The Effects of Compounding


The physicist, Albert Allen Bartlett, once said, “The greatest shortcoming of the human race is our inability to understand the exponential function.” I thought this only mattered in matters related to finance, where the effects of compounding over time makes a large difference. One man who does get the effects of compounding is the investor Warren Buffett. That’s probably why his authorized biography is titled Snowball.

But, as Shane Parrish writes, the effect of compounding matters in other areas too. And people have been saying this for decades! Like Roy Amara:
“Most people overestimate what they can achieve in a year and underestimate what they can achieve in ten years.”
Or take the famous Moore’s law that predicted that the number of semiconductors on a chip would double every 2 years or so:
“Sure, it’s not that hard to imagine your laptop getting twice as fast in a year, for instance. Where it gets tricky is when we try to imagine what that means on a longer timescale. What does that mean for your laptop in 10 years? There is a reason your iPhone has more processing power than the first space shuttle.”
Or that tale of the inventor of chess who asked for 1 grain of rice on the first square, 2 on the second, 4 on the third, 8 on the fourth and so on. How much do you think is needed for all 64 squares on the chess board? If you don’t know the answer already, it’s stunning to be told that all the land on the planet used to grow only rice for one crop cycle would still not be enough.

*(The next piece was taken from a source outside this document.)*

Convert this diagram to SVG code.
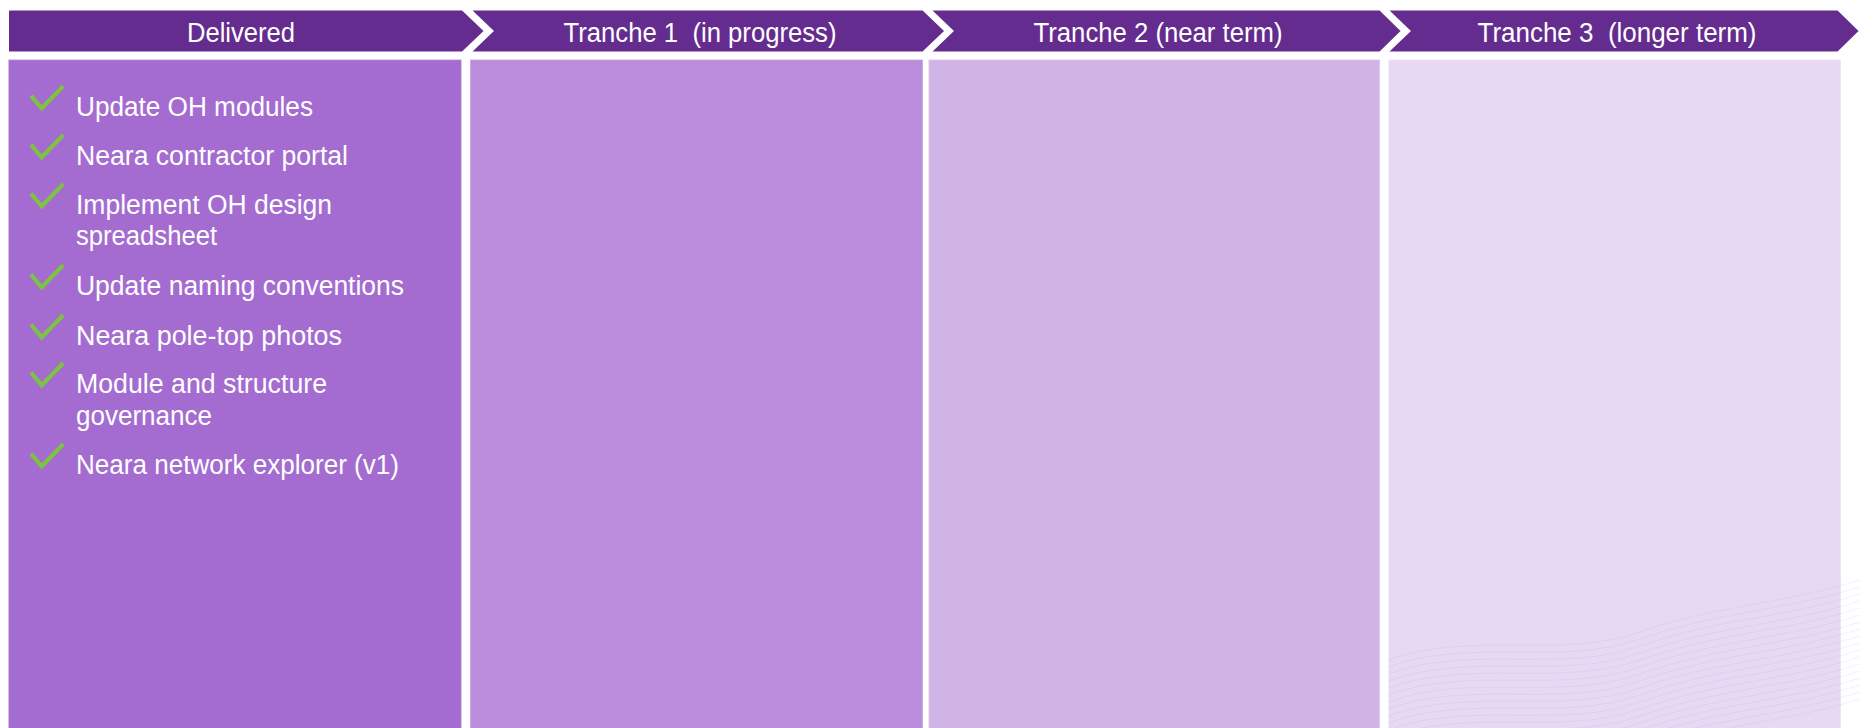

It happens in technology too. Just 20 years ago, the Internet was a novelty, something only some people got onto. Today, pretty much everyone uses the Net, indeed needs it to get deliveries, find their way around and to book cabs. A little over a decade back, an all-purpose in your pocket was a dream; today, almost everyone has a smartphone. The speed at which technological changes impact the world has only been accelerating over time. Or as Ray Kurzweil wrote:
“We won’t experience 100 years of progress in the 21st century—it will be more like 20,000 years of progress (at today’s rate).”